[ExI] Redness comes from Context?

Ben Zaiboc bbenzai at yahoo.com
Sun May 5 12:42:34 UTC 2013


Brent Allsop <brent.allsop at canonizer.com> wrote:

> I'm predicting there are elemental qualities, like redness

This is the heart of the matter.

You think there are such things as 'qualities', which exist independently of anything else.  I  don't.  I'm saying that the experience of a 'quality' like redness arises from combining many things together in the mind.  These are not mysterious abstract things, they are the patterns of information-processing out of which experience is built.

Note, I'm not saying "a huge amount of memories, emotions, us perceiving it, and other stuff /in with 'redness'/", I'm saying "a huge amount of memories, emotions, us perceiving it, and other stuff IS 'redness'".

Are you familiar with binaural beats, or moire patterns?  How about fluid vortices?  Or the patterns in a wheatfield when the wind blows?  These things all exist, but there is no way they could be described as 'elemental qualities'.  Or elemental anything.  Redness is like this, in my opinion.  *All* of our experiences are like this.

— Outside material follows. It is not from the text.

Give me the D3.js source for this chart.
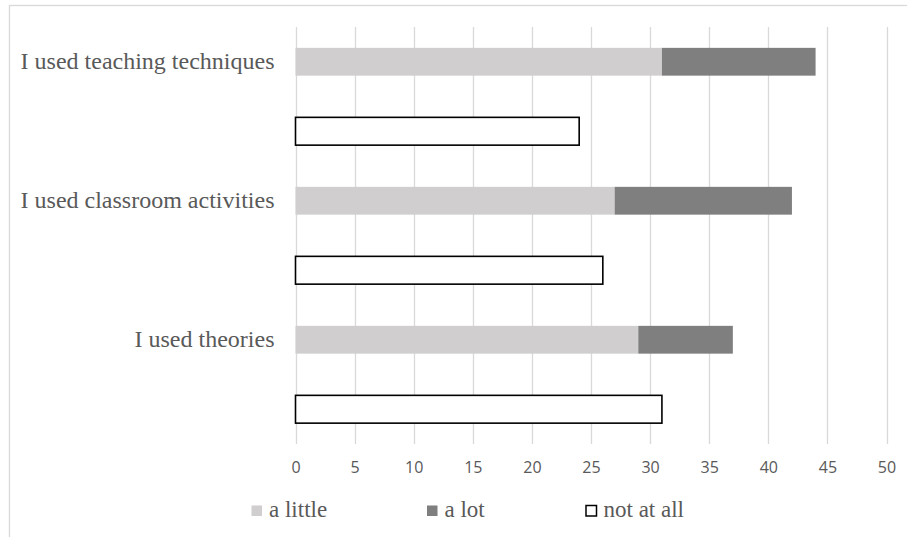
<!DOCTYPE html>
<html>
<head>
<meta charset="utf-8">
<script src="https://cdn.jsdelivr.net/npm/d3@7"></script>
<style>
  html, body { margin: 0; padding: 0; background: #fff; }
  svg { display: block; }
  .serif { font-family: "Liberation Serif", "Times New Roman", Tinos, "DejaVu Serif", serif; }
</style>
</head>
<body>
<svg id="chart" width="907" height="537"></svg>
<script>
// Survey responses per statement
const categories = ["I used teaching techniques", "I used classroom activities", "I used theories"];
const aLittle  = [31, 27, 29];
const aLot     = [13, 15, 8];
const notAtAll = [24, 26, 31];
const xTicks   = [0, 5, 10, 15, 20, 25, 30, 35, 40, 45, 50];
const seriesNames = ["a little", "a lot", "not at all"];

const W = 907, H = 537;
const plot = { left: 295.5, right: 886.5, top: 27, bottom: 444 };
const serifFont = "Liberation Serif, Times New Roman, Tinos, DejaVu Serif, serif";

const svg = d3.select("#chart");

// outer chart frame
svg.append("rect")
  .attr("x", 9.5).attr("y", 5.5)
  .attr("width", W + 20).attr("height", H + 20)
  .attr("fill", "none").attr("stroke", "#d9d9d9").attr("stroke-width", 1.3);

// each statement gets two rows: the stacked row and the "not at all" row
const rows = [];
categories.forEach((c, i) => {
  rows.push({ key: i + "-stack", cat: i, kind: "stack" });
  rows.push({ key: i + "-none", cat: i, kind: "none" });
});

const x = d3.scaleLinear().domain([0, 50]).range([plot.left, plot.right]);
const y = d3.scaleBand()
  .domain(rows.map(r => r.key))
  .range([plot.top, plot.bottom])
  .paddingInner(0.6).paddingOuter(0.3);

// vertical gridlines
svg.append("g").selectAll("line")
  .data(xTicks).join("line")
  .attr("x1", d => Math.round(x(d)) + 0.5).attr("x2", d => Math.round(x(d)) + 0.5)
  .attr("y1", plot.top).attr("y2", plot.bottom)
  .attr("stroke", "#d9d9d9").attr("stroke-width", 1.3);

// x axis labels
const xAxis = svg.append("g")
  .attr("transform", `translate(0,${plot.bottom})`)
  .call(d3.axisBottom(x).tickValues(xTicks).tickSize(0).tickFormat(d3.format("d")));
xAxis.select(".domain").remove();
xAxis.attr("font-family", "Open Sans, Noto Sans, sans-serif").attr("font-size", 16);
xAxis.selectAll("text")
  .attr("y", 23).attr("dy", "0.35em")
  .attr("fill", "#595959");

// category labels
const yAxis = svg.append("g")
  .attr("transform", `translate(${plot.left},0)`)
  .call(d3.axisLeft(y)
    .tickValues(rows.filter(r => r.kind === "stack").map(r => r.key))
    .tickSize(0).tickPadding(21)
    .tickFormat(k => categories[+k.split("-")[0]]));
yAxis.select(".domain").remove();
yAxis.attr("font-family", serifFont).attr("font-size", 24);
yAxis.selectAll("text")
  .attr("class", "serif")
  .attr("fill", "#595959");

const colors = { little: "#d0cece", lot: "#7f7f7f" };

// stacked bars: a little + a lot
const stackRows = rows.filter(r => r.kind === "stack");
svg.append("g").selectAll("rect")
  .data(stackRows).join("rect")
  .attr("x", r => x(0))
  .attr("y", r => y(r.key))
  .attr("width", r => x(aLittle[r.cat]) - x(0))
  .attr("height", y.bandwidth())
  .attr("fill", colors.little);

svg.append("g").selectAll("rect")
  .data(stackRows).join("rect")
  .attr("x", r => x(aLittle[r.cat]))
  .attr("y", r => y(r.key))
  .attr("width", r => x(aLittle[r.cat] + aLot[r.cat]) - x(aLittle[r.cat]))
  .attr("height", y.bandwidth())
  .attr("fill", colors.lot);

// "not at all" bars
svg.append("g").selectAll("rect")
  .data(rows.filter(r => r.kind === "none")).join("rect")
  .attr("x", r => x(0))
  .attr("y", r => y(r.key))
  .attr("width", r => x(notAtAll[r.cat]) - x(0))
  .attr("height", y.bandwidth())
  .attr("fill", "#ffffff")
  .attr("stroke", "#000000").attr("stroke-width", 1.6);

// legend
const legendItems = [
  { name: seriesNames[0], x: 251, fill: colors.little, stroke: "none" },
  { name: seriesNames[1], x: 426.5, fill: colors.lot, stroke: "none" },
  { name: seriesNames[2], x: 585.5, fill: "#ffffff", stroke: "#000000" }
];
const lg = svg.append("g")
  .attr("font-family", serifFont).attr("font-size", 23)
  .selectAll("g")
  .data(legendItems).join("g")
  .attr("transform", d => `translate(${d.x},505)`);
lg.append("rect")
  .attr("x", 0.5).attr("y", 0.5)
  .attr("width", 10.5).attr("height", 10.5)
  .attr("fill", d => d.fill)
  .attr("stroke", d => d.stroke).attr("stroke-width", 1.5);
lg.append("text")
  .attr("class", "serif")
  .attr("x", 18).attr("y", 12)
  .attr("fill", "#595959")
  .text(d => d.name);
</script>
</body>
</html>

>It seems to me that Ben is
>pulling a similar trick, claiming qualitative properties come from
>complexities.  But if this is the case, then you should be able to tell
>me the nature of these complexities, and what or how is it that a simple
>elemental redness quality can come from such


This paragraph illustrates that you didn't understand what I meant.  Forget "a simple elemental redness quality", there is no such thing.  I know it /feels/ like there is, but that's no guide.  Einstein's special theory of relativity feels wrong, too.  So does quantum theory.  It's tough that our instincts have evolved to cope with living on the savannah, chasing antelopes and avoiding lions.  We have to rely on logic to guide us on these more recent concerns.